Your objective: Write the entries below out again exactly; any picture in them stays out.

Data in this exercise:
════════════════════

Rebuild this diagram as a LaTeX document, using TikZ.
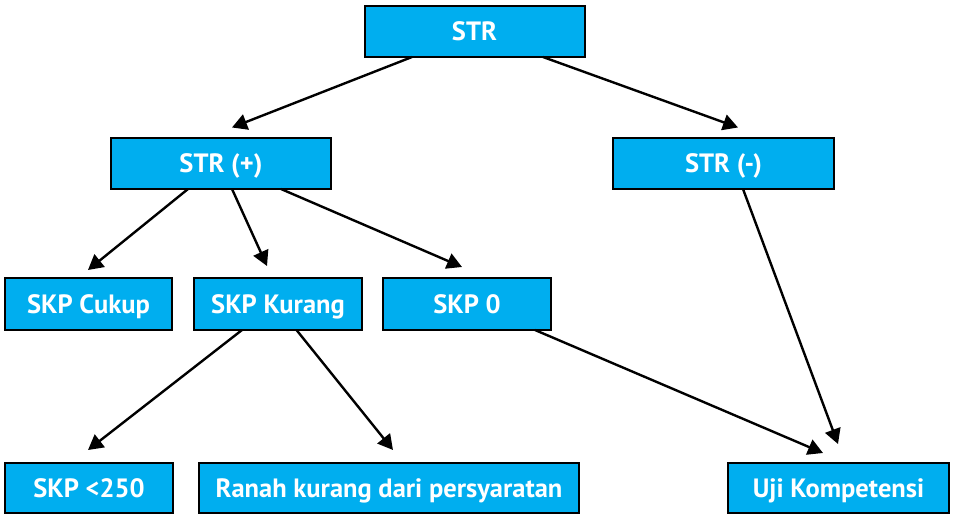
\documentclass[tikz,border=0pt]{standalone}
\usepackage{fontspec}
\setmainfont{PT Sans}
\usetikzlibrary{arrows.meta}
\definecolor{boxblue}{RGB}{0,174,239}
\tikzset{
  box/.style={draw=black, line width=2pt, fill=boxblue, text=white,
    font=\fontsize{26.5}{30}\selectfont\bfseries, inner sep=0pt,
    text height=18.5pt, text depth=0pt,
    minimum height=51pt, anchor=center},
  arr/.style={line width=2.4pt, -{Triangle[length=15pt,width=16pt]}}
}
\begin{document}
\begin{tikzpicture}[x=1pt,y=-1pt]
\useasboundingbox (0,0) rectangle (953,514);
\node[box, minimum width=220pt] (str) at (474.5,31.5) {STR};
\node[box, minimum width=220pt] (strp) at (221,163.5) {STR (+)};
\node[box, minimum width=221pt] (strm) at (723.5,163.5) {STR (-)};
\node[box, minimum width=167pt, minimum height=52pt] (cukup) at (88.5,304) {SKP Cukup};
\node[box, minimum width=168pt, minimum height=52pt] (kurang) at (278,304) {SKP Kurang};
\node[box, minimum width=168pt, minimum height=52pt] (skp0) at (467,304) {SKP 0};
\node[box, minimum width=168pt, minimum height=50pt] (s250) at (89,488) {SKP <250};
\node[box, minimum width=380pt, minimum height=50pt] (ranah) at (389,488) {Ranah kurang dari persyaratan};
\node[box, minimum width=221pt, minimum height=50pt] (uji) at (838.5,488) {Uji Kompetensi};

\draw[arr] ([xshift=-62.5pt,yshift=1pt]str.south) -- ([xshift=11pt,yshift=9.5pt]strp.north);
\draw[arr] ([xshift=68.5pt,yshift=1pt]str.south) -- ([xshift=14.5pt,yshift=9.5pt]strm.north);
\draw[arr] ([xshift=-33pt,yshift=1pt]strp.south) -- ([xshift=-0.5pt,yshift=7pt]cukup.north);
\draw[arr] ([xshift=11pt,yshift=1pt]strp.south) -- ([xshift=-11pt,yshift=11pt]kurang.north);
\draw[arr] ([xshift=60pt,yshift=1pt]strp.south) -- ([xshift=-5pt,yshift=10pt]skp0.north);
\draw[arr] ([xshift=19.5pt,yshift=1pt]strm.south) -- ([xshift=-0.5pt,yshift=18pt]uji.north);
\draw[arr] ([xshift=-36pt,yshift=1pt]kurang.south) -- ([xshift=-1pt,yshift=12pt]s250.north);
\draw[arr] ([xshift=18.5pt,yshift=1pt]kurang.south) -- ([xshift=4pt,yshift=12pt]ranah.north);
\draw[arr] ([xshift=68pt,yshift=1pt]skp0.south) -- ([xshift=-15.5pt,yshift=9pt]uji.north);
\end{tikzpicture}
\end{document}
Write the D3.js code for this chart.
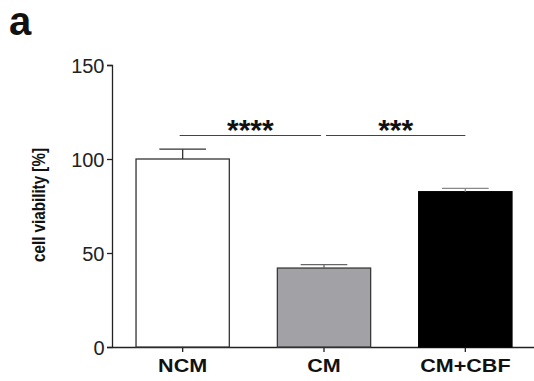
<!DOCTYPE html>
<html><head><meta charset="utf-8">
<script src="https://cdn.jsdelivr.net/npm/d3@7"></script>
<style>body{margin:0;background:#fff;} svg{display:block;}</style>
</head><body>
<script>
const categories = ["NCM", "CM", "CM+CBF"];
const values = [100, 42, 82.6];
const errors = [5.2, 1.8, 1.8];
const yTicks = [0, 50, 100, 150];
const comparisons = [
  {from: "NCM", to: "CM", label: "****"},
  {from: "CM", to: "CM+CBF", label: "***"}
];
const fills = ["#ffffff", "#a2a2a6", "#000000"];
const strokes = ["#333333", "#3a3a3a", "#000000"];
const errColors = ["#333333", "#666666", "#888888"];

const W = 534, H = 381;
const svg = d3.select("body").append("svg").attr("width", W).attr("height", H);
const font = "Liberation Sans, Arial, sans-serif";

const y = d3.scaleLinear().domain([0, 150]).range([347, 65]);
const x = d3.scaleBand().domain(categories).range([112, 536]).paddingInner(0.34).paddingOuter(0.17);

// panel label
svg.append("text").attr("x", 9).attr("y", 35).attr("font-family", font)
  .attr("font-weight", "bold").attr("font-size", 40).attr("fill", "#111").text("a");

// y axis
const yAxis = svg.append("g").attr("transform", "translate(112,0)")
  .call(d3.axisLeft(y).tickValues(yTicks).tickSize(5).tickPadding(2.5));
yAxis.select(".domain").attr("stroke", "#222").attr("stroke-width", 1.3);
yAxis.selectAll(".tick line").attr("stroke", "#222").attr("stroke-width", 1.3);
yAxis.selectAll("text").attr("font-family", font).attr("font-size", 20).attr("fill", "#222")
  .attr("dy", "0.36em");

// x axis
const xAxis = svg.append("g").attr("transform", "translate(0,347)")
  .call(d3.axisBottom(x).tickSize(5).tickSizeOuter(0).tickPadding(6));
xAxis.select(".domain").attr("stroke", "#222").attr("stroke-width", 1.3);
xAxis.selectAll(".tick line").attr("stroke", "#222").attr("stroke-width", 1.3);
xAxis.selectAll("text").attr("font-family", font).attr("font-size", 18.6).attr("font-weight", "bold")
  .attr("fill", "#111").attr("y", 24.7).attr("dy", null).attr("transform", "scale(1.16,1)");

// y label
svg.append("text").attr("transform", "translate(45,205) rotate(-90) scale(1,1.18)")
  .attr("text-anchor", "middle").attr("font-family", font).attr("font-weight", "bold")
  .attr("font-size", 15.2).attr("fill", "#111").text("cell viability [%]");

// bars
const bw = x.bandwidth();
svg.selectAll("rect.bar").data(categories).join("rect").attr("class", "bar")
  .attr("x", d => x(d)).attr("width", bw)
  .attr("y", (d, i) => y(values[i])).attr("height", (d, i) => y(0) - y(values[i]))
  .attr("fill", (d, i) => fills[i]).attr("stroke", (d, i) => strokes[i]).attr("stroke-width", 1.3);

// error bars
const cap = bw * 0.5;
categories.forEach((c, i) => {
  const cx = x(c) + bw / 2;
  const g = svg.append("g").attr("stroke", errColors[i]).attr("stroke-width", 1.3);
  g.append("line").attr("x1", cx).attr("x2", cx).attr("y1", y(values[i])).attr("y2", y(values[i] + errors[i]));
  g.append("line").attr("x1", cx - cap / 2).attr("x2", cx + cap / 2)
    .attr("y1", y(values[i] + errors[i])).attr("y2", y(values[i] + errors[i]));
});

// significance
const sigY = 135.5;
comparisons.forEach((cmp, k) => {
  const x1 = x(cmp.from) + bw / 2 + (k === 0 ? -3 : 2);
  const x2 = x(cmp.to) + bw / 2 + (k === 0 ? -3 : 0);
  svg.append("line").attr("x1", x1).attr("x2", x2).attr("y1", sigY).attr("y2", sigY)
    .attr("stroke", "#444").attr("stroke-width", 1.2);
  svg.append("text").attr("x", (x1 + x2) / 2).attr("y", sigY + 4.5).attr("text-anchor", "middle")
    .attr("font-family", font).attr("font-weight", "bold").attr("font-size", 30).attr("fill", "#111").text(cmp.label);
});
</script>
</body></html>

════════════════════

Answer to the exercise:
Rebuild this diagram as a LaTeX document, using TikZ.
\documentclass[tikz,border=0pt]{standalone}
\usepackage{fontspec}
\setmainfont{PT Sans}
\usetikzlibrary{arrows.meta}
\definecolor{boxblue}{RGB}{0,174,239}
\tikzset{
  box/.style={draw=black, line width=2pt, fill=boxblue, text=white,
    font=\fontsize{26.5}{30}\selectfont\bfseries, inner sep=0pt,
    text height=18.5pt, text depth=0pt,
    minimum height=51pt, anchor=center},
  arr/.style={line width=2.4pt, -{Triangle[length=15pt,width=16pt]}}
}
\begin{document}
\begin{tikzpicture}[x=1pt,y=-1pt]
\useasboundingbox (0,0) rectangle (953,514);
\node[box, minimum width=220pt] (str) at (474.5,31.5) {STR};
\node[box, minimum width=220pt] (strp) at (221,163.5) {STR (+)};
\node[box, minimum width=221pt] (strm) at (723.5,163.5) {STR (-)};
\node[box, minimum width=167pt, minimum height=52pt] (cukup) at (88.5,304) {SKP Cukup};
\node[box, minimum width=168pt, minimum height=52pt] (kurang) at (278,304) {SKP Kurang};
\node[box, minimum width=168pt, minimum height=52pt] (skp0) at (467,304) {SKP 0};
\node[box, minimum width=168pt, minimum height=50pt] (s250) at (89,488) {SKP <250};
\node[box, minimum width=380pt, minimum height=50pt] (ranah) at (389,488) {Ranah kurang dari persyaratan};
\node[box, minimum width=221pt, minimum height=50pt] (uji) at (838.5,488) {Uji Kompetensi};

\draw[arr] ([xshift=-62.5pt,yshift=1pt]str.south) -- ([xshift=11pt,yshift=9.5pt]strp.north);
\draw[arr] ([xshift=68.5pt,yshift=1pt]str.south) -- ([xshift=14.5pt,yshift=9.5pt]strm.north);
\draw[arr] ([xshift=-33pt,yshift=1pt]strp.south) -- ([xshift=-0.5pt,yshift=7pt]cukup.north);
\draw[arr] ([xshift=11pt,yshift=1pt]strp.south) -- ([xshift=-11pt,yshift=11pt]kurang.north);
\draw[arr] ([xshift=60pt,yshift=1pt]strp.south) -- ([xshift=-5pt,yshift=10pt]skp0.north);
\draw[arr] ([xshift=19.5pt,yshift=1pt]strm.south) -- ([xshift=-0.5pt,yshift=18pt]uji.north);
\draw[arr] ([xshift=-36pt,yshift=1pt]kurang.south) -- ([xshift=-1pt,yshift=12pt]s250.north);
\draw[arr] ([xshift=18.5pt,yshift=1pt]kurang.south) -- ([xshift=4pt,yshift=12pt]ranah.north);
\draw[arr] ([xshift=68pt,yshift=1pt]skp0.south) -- ([xshift=-15.5pt,yshift=9pt]uji.north);
\end{tikzpicture}
\end{document}
Write the D3.js code for this chart.
<!DOCTYPE html>
<html><head><meta charset="utf-8">
<script src="https://cdn.jsdelivr.net/npm/d3@7"></script>
<style>body{margin:0;background:#fff;} svg{display:block;}</style>
</head><body>
<script>
const categories = ["NCM", "CM", "CM+CBF"];
const values = [100, 42, 82.6];
const errors = [5.2, 1.8, 1.8];
const yTicks = [0, 50, 100, 150];
const comparisons = [
  {from: "NCM", to: "CM", label: "****"},
  {from: "CM", to: "CM+CBF", label: "***"}
];
const fills = ["#ffffff", "#a2a2a6", "#000000"];
const strokes = ["#333333", "#3a3a3a", "#000000"];
const errColors = ["#333333", "#666666", "#888888"];

const W = 534, H = 381;
const svg = d3.select("body").append("svg").attr("width", W).attr("height", H);
const font = "Liberation Sans, Arial, sans-serif";

const y = d3.scaleLinear().domain([0, 150]).range([347, 65]);
const x = d3.scaleBand().domain(categories).range([112, 536]).paddingInner(0.34).paddingOuter(0.17);

// panel label
svg.append("text").attr("x", 9).attr("y", 35).attr("font-family", font)
  .attr("font-weight", "bold").attr("font-size", 40).attr("fill", "#111").text("a");

// y axis
const yAxis = svg.append("g").attr("transform", "translate(112,0)")
  .call(d3.axisLeft(y).tickValues(yTicks).tickSize(5).tickPadding(2.5));
yAxis.select(".domain").attr("stroke", "#222").attr("stroke-width", 1.3);
yAxis.selectAll(".tick line").attr("stroke", "#222").attr("stroke-width", 1.3);
yAxis.selectAll("text").attr("font-family", font).attr("font-size", 20).attr("fill", "#222")
  .attr("dy", "0.36em");

// x axis
const xAxis = svg.append("g").attr("transform", "translate(0,347)")
  .call(d3.axisBottom(x).tickSize(5).tickSizeOuter(0).tickPadding(6));
xAxis.select(".domain").attr("stroke", "#222").attr("stroke-width", 1.3);
xAxis.selectAll(".tick line").attr("stroke", "#222").attr("stroke-width", 1.3);
xAxis.selectAll("text").attr("font-family", font).attr("font-size", 18.6).attr("font-weight", "bold")
  .attr("fill", "#111").attr("y", 24.7).attr("dy", null).attr("transform", "scale(1.16,1)");

// y label
svg.append("text").attr("transform", "translate(45,205) rotate(-90) scale(1,1.18)")
  .attr("text-anchor", "middle").attr("font-family", font).attr("font-weight", "bold")
  .attr("font-size", 15.2).attr("fill", "#111").text("cell viability [%]");

// bars
const bw = x.bandwidth();
svg.selectAll("rect.bar").data(categories).join("rect").attr("class", "bar")
  .attr("x", d => x(d)).attr("width", bw)
  .attr("y", (d, i) => y(values[i])).attr("height", (d, i) => y(0) - y(values[i]))
  .attr("fill", (d, i) => fills[i]).attr("stroke", (d, i) => strokes[i]).attr("stroke-width", 1.3);

// error bars
const cap = bw * 0.5;
categories.forEach((c, i) => {
  const cx = x(c) + bw / 2;
  const g = svg.append("g").attr("stroke", errColors[i]).attr("stroke-width", 1.3);
  g.append("line").attr("x1", cx).attr("x2", cx).attr("y1", y(values[i])).attr("y2", y(values[i] + errors[i]));
  g.append("line").attr("x1", cx - cap / 2).attr("x2", cx + cap / 2)
    .attr("y1", y(values[i] + errors[i])).attr("y2", y(values[i] + errors[i]));
});

// significance
const sigY = 135.5;
comparisons.forEach((cmp, k) => {
  const x1 = x(cmp.from) + bw / 2 + (k === 0 ? -3 : 2);
  const x2 = x(cmp.to) + bw / 2 + (k === 0 ? -3 : 0);
  svg.append("line").attr("x1", x1).attr("x2", x2).attr("y1", sigY).attr("y2", sigY)
    .attr("stroke", "#444").attr("stroke-width", 1.2);
  svg.append("text").attr("x", (x1 + x2) / 2).attr("y", sigY + 4.5).attr("text-anchor", "middle")
    .attr("font-family", font).attr("font-weight", "bold").attr("font-size", 30).attr("fill", "#111").text(cmp.label);
});
</script>
</body></html>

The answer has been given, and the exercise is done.